Monday, February 9, 2009

Oil vs. gold

During the first phase of the commodity bull, base metals and energy were the outperformers. That makes sense as we were seeing the incredible expansion of emerging markets around the world especially China and India.

Once the second phase of the commodity bull starts, and I'm not convinced it has started yet, I wouldn't look for energy and base metals to be the leaders again. Remember the old leaders rarely lead the next bull market.

I suspect everyone will want to jump back on the energy bull once commodities do bottom and start the second phase. Granted oil will definitely rally. It may even make new highs again. I suspect it will. But it's not going to be the leader anymore.

The global economy has been far too damaged by the bursting of the credit bubble for demand in this sector to recover quickly.

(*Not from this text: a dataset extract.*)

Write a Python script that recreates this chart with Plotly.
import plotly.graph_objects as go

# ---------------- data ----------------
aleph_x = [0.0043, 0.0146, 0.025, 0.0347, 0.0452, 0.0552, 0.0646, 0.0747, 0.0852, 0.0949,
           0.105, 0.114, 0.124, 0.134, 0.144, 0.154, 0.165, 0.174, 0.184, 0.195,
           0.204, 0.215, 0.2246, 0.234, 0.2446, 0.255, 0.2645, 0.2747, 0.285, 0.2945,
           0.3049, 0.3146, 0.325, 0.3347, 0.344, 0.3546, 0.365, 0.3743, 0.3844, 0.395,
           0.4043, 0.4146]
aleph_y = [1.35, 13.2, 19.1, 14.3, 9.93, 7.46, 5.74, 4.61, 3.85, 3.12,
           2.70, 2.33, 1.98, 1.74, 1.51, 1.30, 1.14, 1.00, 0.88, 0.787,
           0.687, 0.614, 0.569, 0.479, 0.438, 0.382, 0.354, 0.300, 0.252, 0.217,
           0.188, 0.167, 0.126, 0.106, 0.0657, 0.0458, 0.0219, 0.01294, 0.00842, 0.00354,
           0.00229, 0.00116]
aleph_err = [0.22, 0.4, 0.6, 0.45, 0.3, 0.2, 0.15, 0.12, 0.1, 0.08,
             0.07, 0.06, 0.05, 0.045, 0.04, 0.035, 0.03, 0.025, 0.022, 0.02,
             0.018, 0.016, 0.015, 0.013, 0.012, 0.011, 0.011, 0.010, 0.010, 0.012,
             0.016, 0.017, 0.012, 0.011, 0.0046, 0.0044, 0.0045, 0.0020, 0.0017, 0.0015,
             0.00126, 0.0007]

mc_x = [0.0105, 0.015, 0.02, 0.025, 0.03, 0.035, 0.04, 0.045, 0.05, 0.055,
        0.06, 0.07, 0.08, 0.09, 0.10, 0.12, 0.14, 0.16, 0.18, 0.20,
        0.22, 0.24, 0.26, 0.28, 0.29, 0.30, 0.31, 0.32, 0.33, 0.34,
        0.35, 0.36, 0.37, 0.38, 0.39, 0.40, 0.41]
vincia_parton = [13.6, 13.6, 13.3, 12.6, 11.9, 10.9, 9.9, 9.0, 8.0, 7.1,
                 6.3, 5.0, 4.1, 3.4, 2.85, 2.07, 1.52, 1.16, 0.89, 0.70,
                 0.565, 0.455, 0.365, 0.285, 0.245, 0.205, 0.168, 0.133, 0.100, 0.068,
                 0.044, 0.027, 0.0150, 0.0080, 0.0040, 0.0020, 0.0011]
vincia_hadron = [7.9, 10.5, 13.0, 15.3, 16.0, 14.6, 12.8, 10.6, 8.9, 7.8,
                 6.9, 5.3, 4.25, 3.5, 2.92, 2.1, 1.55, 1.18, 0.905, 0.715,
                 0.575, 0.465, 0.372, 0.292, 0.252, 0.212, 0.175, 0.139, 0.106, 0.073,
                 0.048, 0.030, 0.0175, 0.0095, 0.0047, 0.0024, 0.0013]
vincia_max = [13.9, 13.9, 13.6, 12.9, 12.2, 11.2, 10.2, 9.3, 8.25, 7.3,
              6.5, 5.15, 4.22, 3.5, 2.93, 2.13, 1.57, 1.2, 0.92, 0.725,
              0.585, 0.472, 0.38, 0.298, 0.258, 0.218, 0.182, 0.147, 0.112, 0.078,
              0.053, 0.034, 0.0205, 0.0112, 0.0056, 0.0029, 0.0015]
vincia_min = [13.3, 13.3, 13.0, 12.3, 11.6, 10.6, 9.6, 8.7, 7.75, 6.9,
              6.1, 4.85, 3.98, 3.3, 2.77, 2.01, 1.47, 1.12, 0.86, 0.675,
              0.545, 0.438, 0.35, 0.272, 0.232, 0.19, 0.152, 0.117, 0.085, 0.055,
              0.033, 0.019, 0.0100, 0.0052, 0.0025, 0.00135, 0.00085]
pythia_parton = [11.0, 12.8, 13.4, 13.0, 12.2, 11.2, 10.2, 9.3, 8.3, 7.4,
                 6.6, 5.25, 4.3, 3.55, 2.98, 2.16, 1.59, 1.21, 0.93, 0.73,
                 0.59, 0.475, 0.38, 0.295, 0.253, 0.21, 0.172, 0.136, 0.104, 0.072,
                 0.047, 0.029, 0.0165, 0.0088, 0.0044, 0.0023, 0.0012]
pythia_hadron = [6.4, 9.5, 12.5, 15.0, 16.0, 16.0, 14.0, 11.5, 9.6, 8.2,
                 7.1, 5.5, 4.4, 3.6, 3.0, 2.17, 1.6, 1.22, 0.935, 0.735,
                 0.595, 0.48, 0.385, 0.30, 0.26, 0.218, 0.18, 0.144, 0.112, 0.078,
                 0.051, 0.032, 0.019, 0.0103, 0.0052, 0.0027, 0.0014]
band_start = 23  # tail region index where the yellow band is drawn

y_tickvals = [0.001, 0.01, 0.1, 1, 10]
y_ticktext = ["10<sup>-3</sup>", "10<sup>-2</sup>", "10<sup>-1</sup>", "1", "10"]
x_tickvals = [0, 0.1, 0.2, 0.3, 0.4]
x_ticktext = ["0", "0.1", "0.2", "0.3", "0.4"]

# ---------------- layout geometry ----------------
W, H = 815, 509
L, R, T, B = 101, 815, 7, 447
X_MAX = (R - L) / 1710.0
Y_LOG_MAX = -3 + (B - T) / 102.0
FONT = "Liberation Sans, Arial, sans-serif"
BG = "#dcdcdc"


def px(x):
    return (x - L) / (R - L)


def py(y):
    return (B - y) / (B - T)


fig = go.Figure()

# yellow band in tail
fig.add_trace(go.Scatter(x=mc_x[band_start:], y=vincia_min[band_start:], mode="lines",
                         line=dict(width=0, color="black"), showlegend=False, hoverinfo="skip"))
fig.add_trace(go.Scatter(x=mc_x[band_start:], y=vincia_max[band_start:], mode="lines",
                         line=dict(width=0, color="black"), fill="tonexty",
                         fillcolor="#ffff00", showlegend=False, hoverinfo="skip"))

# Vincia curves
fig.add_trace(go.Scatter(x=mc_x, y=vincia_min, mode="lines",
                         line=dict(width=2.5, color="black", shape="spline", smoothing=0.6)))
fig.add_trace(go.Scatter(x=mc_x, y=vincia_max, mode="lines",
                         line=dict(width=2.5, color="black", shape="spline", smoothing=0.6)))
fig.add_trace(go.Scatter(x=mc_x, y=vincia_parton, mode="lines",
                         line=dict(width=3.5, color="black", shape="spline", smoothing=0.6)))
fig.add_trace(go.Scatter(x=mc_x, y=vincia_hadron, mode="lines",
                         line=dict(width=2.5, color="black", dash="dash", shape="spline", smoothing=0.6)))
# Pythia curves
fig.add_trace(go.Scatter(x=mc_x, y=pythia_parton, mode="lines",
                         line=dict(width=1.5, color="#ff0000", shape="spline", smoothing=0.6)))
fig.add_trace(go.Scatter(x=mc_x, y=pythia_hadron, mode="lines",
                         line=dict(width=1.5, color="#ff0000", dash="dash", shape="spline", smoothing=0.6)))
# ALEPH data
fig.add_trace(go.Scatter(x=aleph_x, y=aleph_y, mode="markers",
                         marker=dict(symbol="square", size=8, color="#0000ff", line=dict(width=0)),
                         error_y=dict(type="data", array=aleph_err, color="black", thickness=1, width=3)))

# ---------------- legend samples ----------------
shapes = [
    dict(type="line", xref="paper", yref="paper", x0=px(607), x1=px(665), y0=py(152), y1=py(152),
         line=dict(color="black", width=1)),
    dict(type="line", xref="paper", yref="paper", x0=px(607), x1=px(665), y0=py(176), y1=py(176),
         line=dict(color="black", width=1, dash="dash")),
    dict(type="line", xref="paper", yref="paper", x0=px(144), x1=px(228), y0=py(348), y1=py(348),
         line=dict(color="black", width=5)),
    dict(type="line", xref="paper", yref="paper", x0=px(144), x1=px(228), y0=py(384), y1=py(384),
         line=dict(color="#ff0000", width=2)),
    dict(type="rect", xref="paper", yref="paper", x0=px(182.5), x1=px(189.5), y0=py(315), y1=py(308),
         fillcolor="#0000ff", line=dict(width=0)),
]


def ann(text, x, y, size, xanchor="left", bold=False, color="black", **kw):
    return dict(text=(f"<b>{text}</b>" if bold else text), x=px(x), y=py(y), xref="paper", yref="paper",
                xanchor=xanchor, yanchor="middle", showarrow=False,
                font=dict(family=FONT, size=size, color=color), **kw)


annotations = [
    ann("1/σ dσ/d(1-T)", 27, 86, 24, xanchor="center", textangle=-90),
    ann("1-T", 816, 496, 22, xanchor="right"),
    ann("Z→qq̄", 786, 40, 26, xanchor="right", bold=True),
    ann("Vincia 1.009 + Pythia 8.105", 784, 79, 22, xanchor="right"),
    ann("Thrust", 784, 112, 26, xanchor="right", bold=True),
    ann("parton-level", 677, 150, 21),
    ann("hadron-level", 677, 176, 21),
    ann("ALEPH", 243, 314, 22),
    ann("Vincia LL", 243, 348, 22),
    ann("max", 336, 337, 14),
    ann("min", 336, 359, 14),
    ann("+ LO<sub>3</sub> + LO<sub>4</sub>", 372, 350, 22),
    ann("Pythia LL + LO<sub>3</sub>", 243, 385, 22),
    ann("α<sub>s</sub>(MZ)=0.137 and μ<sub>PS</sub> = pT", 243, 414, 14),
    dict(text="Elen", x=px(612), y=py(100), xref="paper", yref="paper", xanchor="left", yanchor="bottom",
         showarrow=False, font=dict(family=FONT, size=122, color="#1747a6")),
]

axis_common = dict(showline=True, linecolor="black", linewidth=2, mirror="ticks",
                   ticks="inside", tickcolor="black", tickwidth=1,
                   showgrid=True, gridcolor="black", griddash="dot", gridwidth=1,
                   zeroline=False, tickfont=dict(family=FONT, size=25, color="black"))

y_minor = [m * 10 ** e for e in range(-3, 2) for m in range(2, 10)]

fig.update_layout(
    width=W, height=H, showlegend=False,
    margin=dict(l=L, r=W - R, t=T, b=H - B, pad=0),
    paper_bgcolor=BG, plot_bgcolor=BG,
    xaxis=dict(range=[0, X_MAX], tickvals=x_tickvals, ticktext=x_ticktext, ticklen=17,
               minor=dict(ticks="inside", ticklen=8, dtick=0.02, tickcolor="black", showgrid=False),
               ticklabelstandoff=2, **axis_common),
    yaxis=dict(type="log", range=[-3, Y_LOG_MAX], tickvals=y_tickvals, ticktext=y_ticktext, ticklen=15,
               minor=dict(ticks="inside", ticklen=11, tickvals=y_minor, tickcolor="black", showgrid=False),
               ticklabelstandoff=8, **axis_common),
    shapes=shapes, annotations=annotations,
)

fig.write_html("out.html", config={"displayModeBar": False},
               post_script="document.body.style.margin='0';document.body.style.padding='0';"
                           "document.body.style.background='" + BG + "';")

No the second phase will be lead by the commodity sectors that underperformed during the first phase. It will be lead by the commodities that will benefit not from surging economic growth but surging money supplies. That would be precious metals and to some extent agriculture because infrastructure in this area has been neglected for years.

Liquidity will always flow into undervalued sectors.

During the 2001 to 2008 period oil gained over 1400%. I can pretty much guarantee that before the second phase of the commodity bull is over we will see the same thing happen in gold and probably more so as it's much easier for the general public to invest in gold and silver than oil.

You need the public to come into a asset class for a bubble to form. Yes, precious metals will undoubtedly end up in a bubble before this is over.

Let's just say I won't be at all surprised to see $3000-$5000 gold before this is finished.

That being said we are now due for a correction in the precious metals markets. Ultimately it will be a buying opportunity whether gold holds above the 1980 highs at $850 or if there is still one more leg down before we get a final low.